SHORT EXERCISE: Output the full listing below exactly as it reads, and skip anything that is a picture.

===

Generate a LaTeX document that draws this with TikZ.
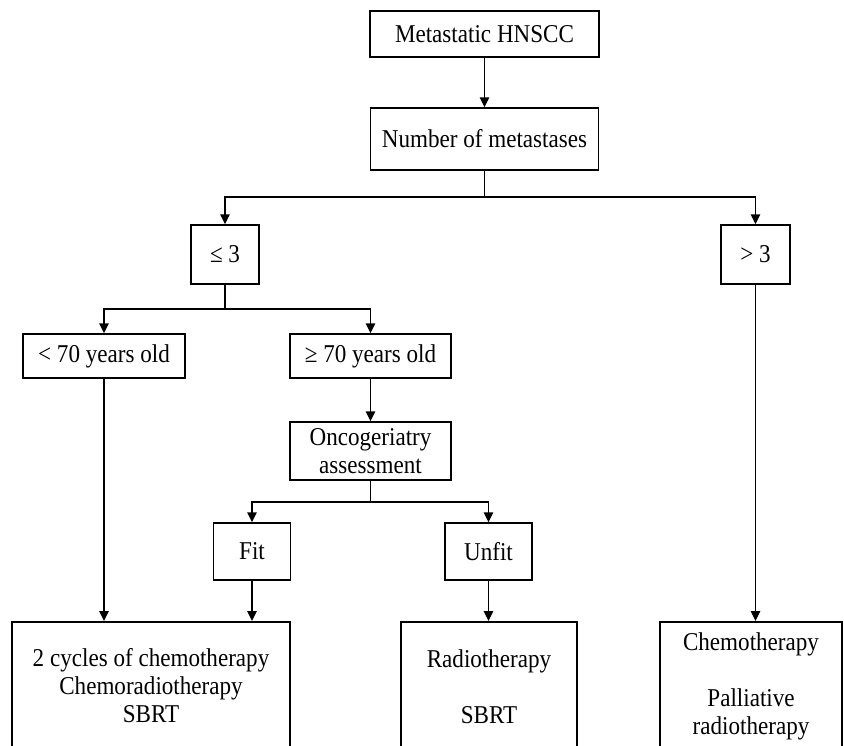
\documentclass[tikz,border=0pt]{standalone}
\usepackage{fontspec}
\setmainfont{Liberation Serif}[FakeStretch=0.9]
\usetikzlibrary{arrows.meta}

\begin{document}
\begin{tikzpicture}[x=0.02cm, y=-0.02cm,
  every node/.style={font=\fontsize{14.6}{15.9}\selectfont},
  box/.style={draw, line width=0.85pt, inner sep=0pt, align=center},
  link/.style={line width=0.85pt},
  arr/.style={line width=0.85pt, -{Triangle[length=2mm,width=1.9mm]}}]
\useasboundingbox (0,0) rectangle (844,745) ;
\clip (0,0) rectangle (844,745) ;
\node[box, minimum width=4.58cm, minimum height=0.92cm] (meta) at (484.5,34) {Metastatic HNSCC} ;
\node[box, minimum width=4.56cm, minimum height=1.24cm] (num) at (484.5,139) {Number of metastases} ;
\node[box, minimum width=1.36cm, minimum height=1.18cm] (le3) at (225,254.5) {≤ 3} ;
\node[box, minimum width=1.38cm, minimum height=1.18cm] (gt3) at (755.5,254.5) {> 3} ;
\node[box, minimum width=3.24cm, minimum height=0.88cm] (young) at (104,356) {< 70 years old} ;
\node[box, minimum width=3.22cm, minimum height=0.88cm] (old) at (370.5,356) {≥ 70 years old} ;
\node[box, minimum width=3.22cm, minimum height=1.16cm] (onco) at (370.5,451) {Oncogeriatry\\assessment} ;
\node[box, minimum width=1.54cm, minimum height=1.14cm] (fit) at (252,551.5) {Fit} ;
\node[box, minimum width=1.74cm, minimum height=1.14cm] (unfit) at (488.5,551.5) {Unfit} ;
% bottom boxes run off the page
\node[box, anchor=north, minimum width=5.56cm, minimum height=3cm] (leftbox) at (151,621) {} ;
\node[box, anchor=north, minimum width=3.52cm, minimum height=3cm] (midbox) at (489,621) {} ;
\node[box, anchor=north, minimum width=3.64cm, minimum height=3cm] (rightbox) at (751,621) {} ;
\node[align=center] (lefttxt) at (151,686) {2 cycles of chemotherapy\\Chemoradiotherapy\\SBRT} ;
\node[align=center] (midtxt) at (489,686.5) {Radiotherapy\\[\baselineskip]SBRT} ;
\node[align=center] (righttxt) at (751,686.5) {Chemotherapy\\[\baselineskip]Palliative\\radiotherapy} ;
\coordinate (split1) at (484.5,197) ;
\coordinate (split2) at (225,309) ;
\coordinate (split3) at (370.5,502) ;
\draw[arr] (meta) -- (num) ;
\draw[link] (num) -- (split1) ;
\draw[arr] (split1) -| (le3) ;
\draw[arr] (split1) -| (gt3) ;
\draw[link] (le3) -- (split2) ;
\draw[arr] (split2) -| (young) ;
\draw[arr] (split2) -| (old) ;
\draw[arr] (old) -- (onco) ;
\draw[link] (onco) -- (split3) ;
\draw[arr] (split3) -| (fit) ;
\draw[arr] (split3) -| (unfit) ;
\draw[arr] (young) -- (young |- leftbox.north) ;
\draw[arr] (fit) -- (fit |- leftbox.north) ;
\draw[arr] (unfit) -- (unfit |- midbox.north) ;
\draw[arr] (gt3) -- (gt3 |- rightbox.north) ;
\end{tikzpicture}
\end{document}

===

RESULT BELOW:
Generate a LaTeX document that draws this with TikZ.
\documentclass[tikz,border=0pt]{standalone}
\usepackage{fontspec}
\setmainfont{Liberation Serif}[FakeStretch=0.9]
\usetikzlibrary{arrows.meta}

\begin{document}
\begin{tikzpicture}[x=0.02cm, y=-0.02cm,
  every node/.style={font=\fontsize{14.6}{15.9}\selectfont},
  box/.style={draw, line width=0.85pt, inner sep=0pt, align=center},
  link/.style={line width=0.85pt},
  arr/.style={line width=0.85pt, -{Triangle[length=2mm,width=1.9mm]}}]
\useasboundingbox (0,0) rectangle (844,745) ;
\clip (0,0) rectangle (844,745) ;
\node[box, minimum width=4.58cm, minimum height=0.92cm] (meta) at (484.5,34) {Metastatic HNSCC} ;
\node[box, minimum width=4.56cm, minimum height=1.24cm] (num) at (484.5,139) {Number of metastases} ;
\node[box, minimum width=1.36cm, minimum height=1.18cm] (le3) at (225,254.5) {≤ 3} ;
\node[box, minimum width=1.38cm, minimum height=1.18cm] (gt3) at (755.5,254.5) {> 3} ;
\node[box, minimum width=3.24cm, minimum height=0.88cm] (young) at (104,356) {< 70 years old} ;
\node[box, minimum width=3.22cm, minimum height=0.88cm] (old) at (370.5,356) {≥ 70 years old} ;
\node[box, minimum width=3.22cm, minimum height=1.16cm] (onco) at (370.5,451) {Oncogeriatry\\assessment} ;
\node[box, minimum width=1.54cm, minimum height=1.14cm] (fit) at (252,551.5) {Fit} ;
\node[box, minimum width=1.74cm, minimum height=1.14cm] (unfit) at (488.5,551.5) {Unfit} ;
% bottom boxes run off the page
\node[box, anchor=north, minimum width=5.56cm, minimum height=3cm] (leftbox) at (151,621) {} ;
\node[box, anchor=north, minimum width=3.52cm, minimum height=3cm] (midbox) at (489,621) {} ;
\node[box, anchor=north, minimum width=3.64cm, minimum height=3cm] (rightbox) at (751,621) {} ;
\node[align=center] (lefttxt) at (151,686) {2 cycles of chemotherapy\\Chemoradiotherapy\\SBRT} ;
\node[align=center] (midtxt) at (489,686.5) {Radiotherapy\\[\baselineskip]SBRT} ;
\node[align=center] (righttxt) at (751,686.5) {Chemotherapy\\[\baselineskip]Palliative\\radiotherapy} ;
\coordinate (split1) at (484.5,197) ;
\coordinate (split2) at (225,309) ;
\coordinate (split3) at (370.5,502) ;
\draw[arr] (meta) -- (num) ;
\draw[link] (num) -- (split1) ;
\draw[arr] (split1) -| (le3) ;
\draw[arr] (split1) -| (gt3) ;
\draw[link] (le3) -- (split2) ;
\draw[arr] (split2) -| (young) ;
\draw[arr] (split2) -| (old) ;
\draw[arr] (old) -- (onco) ;
\draw[link] (onco) -- (split3) ;
\draw[arr] (split3) -| (fit) ;
\draw[arr] (split3) -| (unfit) ;
\draw[arr] (young) -- (young |- leftbox.north) ;
\draw[arr] (fit) -- (fit |- leftbox.north) ;
\draw[arr] (unfit) -- (unfit |- midbox.north) ;
\draw[arr] (gt3) -- (gt3 |- rightbox.north) ;
\end{tikzpicture}
\end{document}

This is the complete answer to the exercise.